The Village (2004)
4/10
Keep the secret, return the price of admission
9 August 2004
The Village manages to do absolutely nothing original or interesting.

Where many reviews focus on the plot and its various elements, this one will competely ignore the plot and focus on the Artistic elements of the film.

As usual, M. Night Shyamalan provides a very well-crafted setting for his story. On a fundamental level, there is nothing out of place or odd. However, that is this films greatest flaw. A society completely isolated, which has been around long enough for children to be born and raised, and there is

ABSOLUTELY nothing unique to this village other than the prohibition against

the color Red.

Limiting the set and costume design by dropping a color is a nice touch, but there isn't much story behind it. On a political level, the society is as communal as they could possibly make it....very Red if you follow political color schemes.

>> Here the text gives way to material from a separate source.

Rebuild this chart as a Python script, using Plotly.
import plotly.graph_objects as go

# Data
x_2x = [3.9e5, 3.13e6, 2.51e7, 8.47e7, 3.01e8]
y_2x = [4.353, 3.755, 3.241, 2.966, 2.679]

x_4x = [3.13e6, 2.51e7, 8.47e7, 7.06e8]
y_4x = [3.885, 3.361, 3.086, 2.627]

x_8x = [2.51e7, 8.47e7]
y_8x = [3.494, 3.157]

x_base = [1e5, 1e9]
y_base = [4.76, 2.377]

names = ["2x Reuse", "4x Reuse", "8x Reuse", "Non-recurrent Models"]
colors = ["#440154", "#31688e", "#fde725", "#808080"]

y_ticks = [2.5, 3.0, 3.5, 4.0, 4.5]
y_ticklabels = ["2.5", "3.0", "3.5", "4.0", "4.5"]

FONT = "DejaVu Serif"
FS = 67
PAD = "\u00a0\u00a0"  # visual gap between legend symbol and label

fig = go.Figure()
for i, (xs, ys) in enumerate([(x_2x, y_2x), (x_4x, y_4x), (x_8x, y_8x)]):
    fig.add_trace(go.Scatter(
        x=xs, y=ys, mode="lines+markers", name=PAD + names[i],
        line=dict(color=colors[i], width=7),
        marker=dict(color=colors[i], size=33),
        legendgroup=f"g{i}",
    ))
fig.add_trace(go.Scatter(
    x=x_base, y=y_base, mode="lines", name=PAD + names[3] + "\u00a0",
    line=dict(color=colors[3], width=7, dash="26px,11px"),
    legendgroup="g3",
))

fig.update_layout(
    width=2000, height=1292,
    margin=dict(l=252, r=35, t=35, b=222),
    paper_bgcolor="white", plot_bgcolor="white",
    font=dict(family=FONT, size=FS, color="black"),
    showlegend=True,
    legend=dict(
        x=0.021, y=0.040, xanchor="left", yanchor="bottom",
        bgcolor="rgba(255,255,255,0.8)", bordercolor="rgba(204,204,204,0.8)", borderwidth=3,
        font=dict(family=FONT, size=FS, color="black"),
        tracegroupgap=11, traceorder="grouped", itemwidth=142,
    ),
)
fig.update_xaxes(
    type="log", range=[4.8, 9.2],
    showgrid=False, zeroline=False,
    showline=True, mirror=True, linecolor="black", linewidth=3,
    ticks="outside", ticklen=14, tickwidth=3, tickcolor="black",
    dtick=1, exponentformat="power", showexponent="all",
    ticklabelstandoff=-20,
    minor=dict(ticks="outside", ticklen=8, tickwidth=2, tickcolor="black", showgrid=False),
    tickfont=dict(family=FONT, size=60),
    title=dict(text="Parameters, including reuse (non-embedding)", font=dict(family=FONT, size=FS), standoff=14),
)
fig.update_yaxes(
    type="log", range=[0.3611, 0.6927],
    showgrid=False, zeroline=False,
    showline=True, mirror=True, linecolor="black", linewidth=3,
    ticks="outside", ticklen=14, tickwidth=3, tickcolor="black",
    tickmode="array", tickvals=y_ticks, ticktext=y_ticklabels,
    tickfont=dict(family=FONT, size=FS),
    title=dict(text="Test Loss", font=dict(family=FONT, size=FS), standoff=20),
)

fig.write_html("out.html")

In short, Shyamalan's greatest asset in his film-making has always been his eye for detail, color, and visual ploys/plays. It just doesn't happen in The Village. It is lack-luster at best. Music is bland, cinematography is

unimpressive. Costume Design and Set Design is at the level of a badly funded stage play.

Take all of this and combine it with an unimaginative scrupt and you get

nothing special.

On to Acting: Joaquin Phoenix does an effective enough job, but it is not up to his usual standards. He seems less than interested with the world that

Shyamalan gives him, which I blame the director for more than the actor. Adrien Brody does an exquisite job playing Noah Percy. The character

illuminates a drab screen and ands interest and intrigue. The true gem of this film is Bryce Dallas Howard. Her character is vibrant, well-acted, interesting and commanding. She pulls out of the script a

performance that was frankly better than this film deserved. Expect her to thunder onto the Hollywood main-stage as soon as she gets a role worth

playing.

Her performance, along with Adrien Brody, help keep this film from being a

dismal failure. Add to it an acceptable, visual concept, and you get a 4 out of 10.